▶ **What is being asked**: Reproduce each line that includes the word "Convert".

▶ **The data**:
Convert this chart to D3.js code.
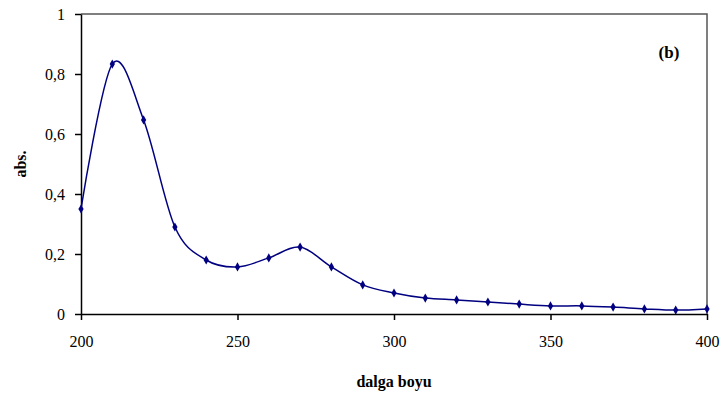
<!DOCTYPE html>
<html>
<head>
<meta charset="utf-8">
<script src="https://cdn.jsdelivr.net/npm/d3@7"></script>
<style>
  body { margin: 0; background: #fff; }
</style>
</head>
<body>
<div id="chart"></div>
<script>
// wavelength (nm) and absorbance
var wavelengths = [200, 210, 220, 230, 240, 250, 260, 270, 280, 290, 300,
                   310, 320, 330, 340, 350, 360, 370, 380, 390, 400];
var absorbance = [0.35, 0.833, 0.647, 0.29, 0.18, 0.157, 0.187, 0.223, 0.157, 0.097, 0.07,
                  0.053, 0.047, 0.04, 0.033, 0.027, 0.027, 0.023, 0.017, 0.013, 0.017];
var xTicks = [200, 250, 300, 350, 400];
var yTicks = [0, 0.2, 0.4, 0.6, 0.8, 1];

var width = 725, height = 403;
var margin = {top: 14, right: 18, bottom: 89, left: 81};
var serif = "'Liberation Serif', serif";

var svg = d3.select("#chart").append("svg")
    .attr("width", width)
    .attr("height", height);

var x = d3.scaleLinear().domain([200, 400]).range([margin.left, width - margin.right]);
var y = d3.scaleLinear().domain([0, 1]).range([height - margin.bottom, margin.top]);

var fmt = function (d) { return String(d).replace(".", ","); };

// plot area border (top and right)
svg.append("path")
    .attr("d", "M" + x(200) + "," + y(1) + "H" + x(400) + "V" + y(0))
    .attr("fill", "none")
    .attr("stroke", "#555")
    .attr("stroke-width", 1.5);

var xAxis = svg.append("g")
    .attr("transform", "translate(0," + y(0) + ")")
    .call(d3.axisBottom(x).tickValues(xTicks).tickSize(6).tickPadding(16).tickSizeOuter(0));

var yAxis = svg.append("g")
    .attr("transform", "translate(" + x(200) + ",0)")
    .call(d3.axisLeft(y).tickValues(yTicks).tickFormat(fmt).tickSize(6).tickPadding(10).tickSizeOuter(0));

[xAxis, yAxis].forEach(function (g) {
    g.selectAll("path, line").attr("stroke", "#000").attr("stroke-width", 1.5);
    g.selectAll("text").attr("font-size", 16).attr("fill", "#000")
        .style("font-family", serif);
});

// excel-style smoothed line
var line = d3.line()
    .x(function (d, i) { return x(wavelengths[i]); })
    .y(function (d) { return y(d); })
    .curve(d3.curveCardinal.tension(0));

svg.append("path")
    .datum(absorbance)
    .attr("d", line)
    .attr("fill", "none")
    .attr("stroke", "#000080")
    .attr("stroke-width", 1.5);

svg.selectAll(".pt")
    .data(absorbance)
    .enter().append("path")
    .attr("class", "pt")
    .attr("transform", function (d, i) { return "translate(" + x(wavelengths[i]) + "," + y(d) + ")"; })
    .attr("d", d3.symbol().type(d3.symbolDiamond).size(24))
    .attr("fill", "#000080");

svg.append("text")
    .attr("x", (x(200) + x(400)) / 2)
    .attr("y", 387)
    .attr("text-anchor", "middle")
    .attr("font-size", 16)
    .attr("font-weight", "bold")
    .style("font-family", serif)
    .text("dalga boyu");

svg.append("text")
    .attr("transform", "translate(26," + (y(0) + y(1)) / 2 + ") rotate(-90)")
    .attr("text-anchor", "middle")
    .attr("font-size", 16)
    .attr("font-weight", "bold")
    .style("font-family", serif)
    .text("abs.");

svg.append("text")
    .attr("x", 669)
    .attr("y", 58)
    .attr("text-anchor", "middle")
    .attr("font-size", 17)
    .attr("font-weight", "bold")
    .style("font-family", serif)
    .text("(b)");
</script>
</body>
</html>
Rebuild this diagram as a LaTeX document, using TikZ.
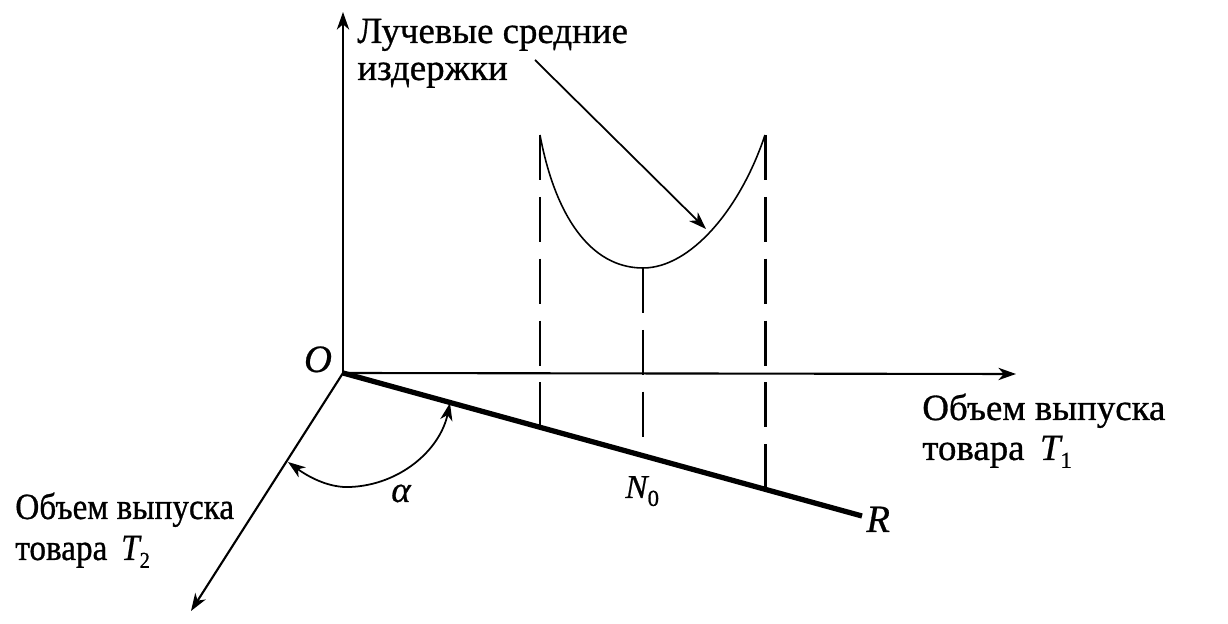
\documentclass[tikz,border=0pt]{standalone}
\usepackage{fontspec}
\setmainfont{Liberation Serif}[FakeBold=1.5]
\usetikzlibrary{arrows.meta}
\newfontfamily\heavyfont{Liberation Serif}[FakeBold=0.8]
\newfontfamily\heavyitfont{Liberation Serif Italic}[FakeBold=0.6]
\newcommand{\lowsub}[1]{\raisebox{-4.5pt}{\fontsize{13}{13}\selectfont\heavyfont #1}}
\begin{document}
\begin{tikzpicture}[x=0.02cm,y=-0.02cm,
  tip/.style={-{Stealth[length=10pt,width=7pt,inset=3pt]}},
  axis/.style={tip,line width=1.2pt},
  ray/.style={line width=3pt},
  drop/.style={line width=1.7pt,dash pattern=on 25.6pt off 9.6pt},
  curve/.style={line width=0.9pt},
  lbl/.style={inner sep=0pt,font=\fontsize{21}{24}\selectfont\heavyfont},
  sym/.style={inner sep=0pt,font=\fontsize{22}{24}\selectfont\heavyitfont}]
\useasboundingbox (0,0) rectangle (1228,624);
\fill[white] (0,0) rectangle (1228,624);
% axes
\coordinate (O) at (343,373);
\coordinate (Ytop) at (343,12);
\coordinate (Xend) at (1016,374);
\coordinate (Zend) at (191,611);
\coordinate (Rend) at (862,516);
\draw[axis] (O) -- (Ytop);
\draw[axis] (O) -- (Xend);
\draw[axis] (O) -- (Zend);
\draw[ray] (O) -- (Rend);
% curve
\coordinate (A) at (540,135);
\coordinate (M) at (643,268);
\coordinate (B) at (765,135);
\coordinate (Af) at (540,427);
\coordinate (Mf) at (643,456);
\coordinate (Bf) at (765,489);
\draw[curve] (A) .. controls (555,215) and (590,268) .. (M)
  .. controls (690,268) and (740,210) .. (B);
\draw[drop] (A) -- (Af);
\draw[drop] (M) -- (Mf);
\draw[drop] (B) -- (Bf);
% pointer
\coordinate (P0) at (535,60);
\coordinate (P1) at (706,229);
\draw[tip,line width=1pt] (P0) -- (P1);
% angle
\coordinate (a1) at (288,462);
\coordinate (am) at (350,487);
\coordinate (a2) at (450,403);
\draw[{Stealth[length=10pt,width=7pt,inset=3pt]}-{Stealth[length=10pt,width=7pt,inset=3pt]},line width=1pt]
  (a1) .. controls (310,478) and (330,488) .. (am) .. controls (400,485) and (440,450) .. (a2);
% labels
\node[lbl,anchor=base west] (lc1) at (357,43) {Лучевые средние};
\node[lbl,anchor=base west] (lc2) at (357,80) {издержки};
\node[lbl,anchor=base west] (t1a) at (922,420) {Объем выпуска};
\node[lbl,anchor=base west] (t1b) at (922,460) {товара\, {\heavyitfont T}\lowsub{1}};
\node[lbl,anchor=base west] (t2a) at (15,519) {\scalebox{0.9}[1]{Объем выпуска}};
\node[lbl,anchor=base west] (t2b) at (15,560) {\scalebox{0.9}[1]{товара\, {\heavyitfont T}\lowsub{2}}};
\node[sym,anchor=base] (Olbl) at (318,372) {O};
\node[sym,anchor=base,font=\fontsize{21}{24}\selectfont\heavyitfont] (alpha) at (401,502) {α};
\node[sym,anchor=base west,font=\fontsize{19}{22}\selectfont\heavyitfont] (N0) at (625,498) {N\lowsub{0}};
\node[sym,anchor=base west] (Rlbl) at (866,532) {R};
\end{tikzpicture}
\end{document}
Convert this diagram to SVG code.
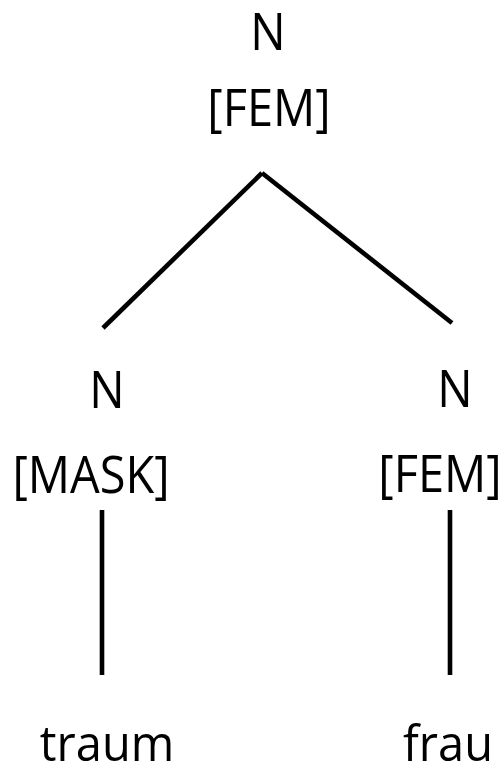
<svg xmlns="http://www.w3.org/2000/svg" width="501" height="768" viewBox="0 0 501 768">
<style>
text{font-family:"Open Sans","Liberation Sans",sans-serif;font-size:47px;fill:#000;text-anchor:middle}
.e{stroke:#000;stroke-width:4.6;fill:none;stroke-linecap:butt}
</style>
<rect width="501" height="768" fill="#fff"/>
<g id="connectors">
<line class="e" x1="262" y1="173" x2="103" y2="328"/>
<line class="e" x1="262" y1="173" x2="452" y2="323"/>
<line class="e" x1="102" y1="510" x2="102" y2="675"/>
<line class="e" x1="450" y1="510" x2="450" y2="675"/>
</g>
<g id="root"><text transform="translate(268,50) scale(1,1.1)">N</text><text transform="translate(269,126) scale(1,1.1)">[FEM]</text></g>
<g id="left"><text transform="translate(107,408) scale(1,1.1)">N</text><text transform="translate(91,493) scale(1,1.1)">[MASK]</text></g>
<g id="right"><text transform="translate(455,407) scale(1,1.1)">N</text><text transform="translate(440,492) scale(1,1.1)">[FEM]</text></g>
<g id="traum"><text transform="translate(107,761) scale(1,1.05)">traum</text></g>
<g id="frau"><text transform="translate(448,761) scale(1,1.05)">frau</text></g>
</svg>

▶ **Solution to this task**:
Convert this chart to D3.js code.
Convert this diagram to SVG code.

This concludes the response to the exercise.